Gay rights used to be a wedge issue used by the Republicans against the Democrats -- that is, they would force Democrats to vote on these issues because then they would feel that the general public being anti-gay and the Democratic primary electorate being pro-gay, we would be caught in the middle. Now that’s reversed.

Frank is one of the few Democrats who understands that this sea change in the electorate presents an important opportunity to make inroads against the Republican hegemony in Washington. The rest of the Democratic leadership continues to behave as though the old rules were still in place. Witness the reluctance to make an issue out of Santorum's continued leadership role in the Republican Senate.

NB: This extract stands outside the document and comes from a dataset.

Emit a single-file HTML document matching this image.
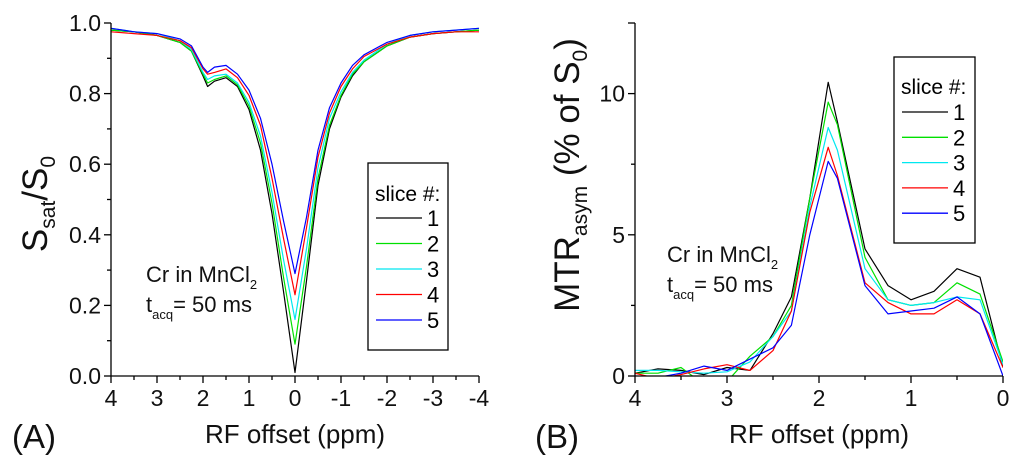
<!DOCTYPE html>
<html><head><meta charset="utf-8"><style>
body{margin:0;background:#fff;}
svg{display:block;font-family:"Liberation Sans",Arial,sans-serif;}
</style></head><body>
<svg id="fig" width="1024" height="460" viewBox="0 0 1024 460">
<g id="pa"></g>
<g id="pb"></g>
</svg>
<script>
const colors = ["#000000","#00e000","#00e8f0","#ff0000","#0000ff"];
const seriesNames = ["1","2","3","4","5"];
// Panel A data
const offsetsA = [4,3.5,3,2.5,2.25,2,1.9,1.75,1.5,1.25,1,0.75,0.5,0.25,0,-0.25,-0.5,-0.75,-1,-1.25,-1.5,-2,-2.5,-3,-3.5,-4];
const sA1 = [.98,.975,.965,.945,.92,.85,.82,.835,.845,.82,.755,.64,.46,.24,.01,.27,.54,.70,.79,.85,.89,.935,.96,.97,.975,.98];
const sA2 = [.98,.975,.965,.945,.92,.855,.83,.84,.85,.825,.765,.66,.49,.28,.09,.31,.56,.71,.795,.855,.89,.935,.96,.97,.975,.98];
const sA3 = [.985,.975,.97,.95,.925,.86,.84,.85,.855,.83,.775,.68,.52,.33,.16,.36,.59,.73,.805,.86,.895,.94,.965,.975,.98,.985];
const sA4 = [.975,.97,.965,.95,.93,.87,.855,.86,.87,.845,.795,.71,.56,.39,.23,.42,.62,.745,.82,.87,.905,.94,.96,.97,.975,.975];
const sA5 = [.985,.975,.97,.955,.935,.875,.86,.875,.88,.855,.81,.73,.60,.44,.29,.45,.64,.76,.83,.88,.91,.945,.965,.975,.98,.985];
const xTicksA = ["4","3","2","1","0","-1","-2","-3","-4"];
const yTicksA = ["0.0","0.2","0.4","0.6","0.8","1.0"];
// Panel B data
const offsetsB = [4,3.75,3.5,3.25,3,2.75,2.5,2.3,2.1,1.9,1.8,1.5,1.25,1,0.75,0.5,0.25,0];
const sB1 = [0.1,0.25,0.2,0.05,0.3,0.2,1.5,2.8,6.3,10.4,9.0,4.5,3.2,2.7,3.0,3.8,3.5,0.3];
const sB2 = [0.1,0.1,0.3,-0.3,-0.2,0.7,1.4,2.5,6.3,9.7,8.9,4.2,2.7,2.5,2.6,3.3,2.9,0.5];
const sB3 = [0.2,0.2,0.15,0.1,0.15,0.5,1.4,2.3,6.0,8.8,8.0,3.8,2.7,2.5,2.6,2.8,2.7,0.4];
const sB4 = [0.1,-0.1,0.05,0.25,0.4,0.2,0.9,2.3,5.8,8.1,7.1,3.3,2.6,2.2,2.2,2.7,2.2,0.3];
const sB5 = [0.0,-0.05,0.1,0.35,0.2,0.6,1.0,1.8,5.0,7.6,7.0,3.2,2.2,2.3,2.4,2.8,2.2,0.0];
const xTicksB = ["4","3","2","1","0"];
const yTicksB = ["0","5","10"];

const NS="http://www.w3.org/2000/svg";
function mk(parent,tag,attrs,text){const e=document.createElementNS(NS,tag);for(const k in attrs)e.setAttribute(k,attrs[k]);if(text!==undefined)e.textContent=text;parent.appendChild(e);return e;}

function panel(g,cfg){
  const L=cfg.L,R=cfg.R,T=cfg.T,B=cfg.B;
  const sx=v=>L+(cfg.x0-v)/(cfg.x0-cfg.x1)*(R-L);
  const sy=v=>B-(v-cfg.y0)/(cfg.y1-cfg.y0)*(B-T);
  const cid="clip"+cfg.id;
  const cp=mk(g,"clipPath",{id:cid});mk(cp,"rect",{x:L,y:T,width:R-L,height:B-T});
  const series=mk(g,"g",{"clip-path":"url(#"+cid+")"});
  
  
  cfg.series.forEach((s,i)=>{
    const pts=s.map((v,j)=>sx(cfg.xs[j]).toFixed(1)+","+sy(v).toFixed(1)).join(" ");
    const pl=mk(series,"polyline",{points:pts,fill:"none",stroke:colors[i],"stroke-width":1.2,"stroke-linejoin":"round"});
    
    
  });
  const ax=mk(g,"g",{stroke:"#000","stroke-width":1.3});
  
  
  mk(ax,"line",{x1:L,y1:T,x2:L,y2:B});
  mk(ax,"line",{x1:L,y1:B,x2:R,y2:B});
  cfg.xTicks.forEach(t=>{
    const v=parseFloat(t),x=sx(v);
    mk(ax,"line",{x1:x,y1:B,x2:x,y2:B+7});
    const tx=mk(g,"text",{x:x,y:B+30,"font-size":23,"text-anchor":"middle",fill:"#111"},t);
    
    
  });
  for(let v=cfg.x0;v>cfg.x1;v-=cfg.xStep){const x=sx(v-cfg.xStep/2);mk(ax,"line",{x1:x,y1:B,x2:x,y2:B+4});}
  cfg.yTicks.forEach(t=>{
    const v=parseFloat(t),y=sy(v);
    mk(ax,"line",{x1:L,y1:y,x2:L-7,y2:y});
    const tx=mk(g,"text",{x:L-10,y:y+8,"font-size":23,"text-anchor":"end",fill:"#111"},t);
    
    
  });
  for(let v=cfg.y0+cfg.yMinor;v<cfg.y1;v+=cfg.yMinor*2){const y=sy(v);mk(ax,"line",{x1:L,y1:y,x2:L-4,y2:y});}
  if(cfg.yTop){mk(ax,"line",{x1:L,y1:T,x2:L-7,y2:T});}
  const lg=mk(g,"g",{});
  
  
  const lb=cfg.leg;
  mk(lg,"rect",{x:lb.x,y:lb.y,width:lb.w,height:lb.h,fill:"#fff",stroke:"#000","stroke-width":1.3});
  mk(lg,"text",{x:lb.x+7,y:lb.ty,"font-size":21,fill:"#000"},"slice #:");
  seriesNames.forEach((n,i)=>{
    const y=lb.ly+i*lb.dy;
    const e=mk(lg,"g",{});
    
    
    mk(e,"line",{x1:lb.x+8,y1:y,x2:lb.x+54,y2:y,stroke:colors[i],"stroke-width":1.3});
    mk(e,"text",{x:lb.x+59,y:y+8,"font-size":22,fill:"#000"},n);
  });
  const an=mk(g,"g",{fill:"#111"});
  
  
  const t1=mk(an,"text",{x:cfg.ann.x,y:cfg.ann.y,"font-size":22});
  t1.innerHTML='Cr in MnCl<tspan font-size="13" dy="7">2</tspan>';
  const t2=mk(an,"text",{x:cfg.ann.x,y:cfg.ann.y+30,"font-size":22});
  t2.innerHTML='t<tspan font-size="13" dy="7">acq</tspan><tspan dy="-7">= 50 ms</tspan>';
  const xl=mk(g,"text",{x:(L+R)/2,y:443,"font-size":26,"text-anchor":"middle",fill:"#111"},"RF offset (ppm)");
  
  
  const pl=mk(g,"text",{x:cfg.plx,y:448,"font-size":33,fill:"#111"},cfg.plabel);
  
  
  const yl=mk(g,"text",{transform:"translate("+cfg.yt.x+","+cfg.yt.y+") rotate(-90)","font-size":35,"text-anchor":"middle",fill:"#111"});
  yl.innerHTML=cfg.yt.html;
  
  
}
panel(document.getElementById("pa"),{id:"a",L:111,R:479,T:23,B:376,x0:4,x1:-4,xStep:1,y0:0,y1:1,yMinor:0.1,
  xs:offsetsA,series:[sA1,sA2,sA3,sA4,sA5],xTicks:xTicksA,yTicks:yTicksA,
  leg:{x:368,y:163,w:80,h:187,ty:201,ly:218,dy:25.5},ann:{x:146,y:282},plx:12,plabel:"(A)",
  yt:{x:47,y:204,html:'S<tspan font-size="21" dy="8">sat</tspan><tspan dy="-8">/S</tspan><tspan font-size="21" dy="8">0</tspan>'}});
panel(document.getElementById("pb"),{id:"b",L:635,R:1003,T:23,B:376,x0:4,x1:0,xStep:1,y0:0,y1:12.5,yMinor:2.5,yTop:true,
  xs:offsetsB,series:[sB1,sB2,sB3,sB4,sB5],xTicks:xTicksB,yTicks:yTicksB,
  leg:{x:894,y:57,w:81,h:186,ty:94,ly:112,dy:25.3},ann:{x:667,y:262},plx:535,plabel:"(B)",
  yt:{x:579,y:175,html:'MTR<tspan font-size="21" dy="8">asym</tspan><tspan dy="-8"> (% of S</tspan><tspan font-size="21" dy="8">0</tspan><tspan dy="-8">)</tspan>'}});
</script>
</body></html>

There is a difference, of course, in being a "pro-gay" advocate and taking a firm stand against hatred and bigotry. Democrats need not be advocates of the "gay agenda" in order to expose the odiousness of someone like Santorum, and by extension the larger Republican Party. They only need to address the bigotry, specifically and unmistakably -- and when it comes to treating gays viciously, the mainstream view has become quite clear. Out of the entire pack of presidential candidates, only Howard Dean has acted as though he understood this, denouncing Santorum's remarks in very clear terms:
Equating the private, consensual activities of adults to the molestation of minors is not a policy discussion. It is gay-bashing, and it is immoral.

Its brazenness notwithstanding, the GOP's hypocrisy in trying to play both sides at once -- coddling Santorum and the gay-bashers even while it touts its "inclusiveness" -- has so far been a winning strategy. And it will continue to be until the Democratic Party rekindles an understanding that its greatness has always been measured by its willingness to stand up for the little guy.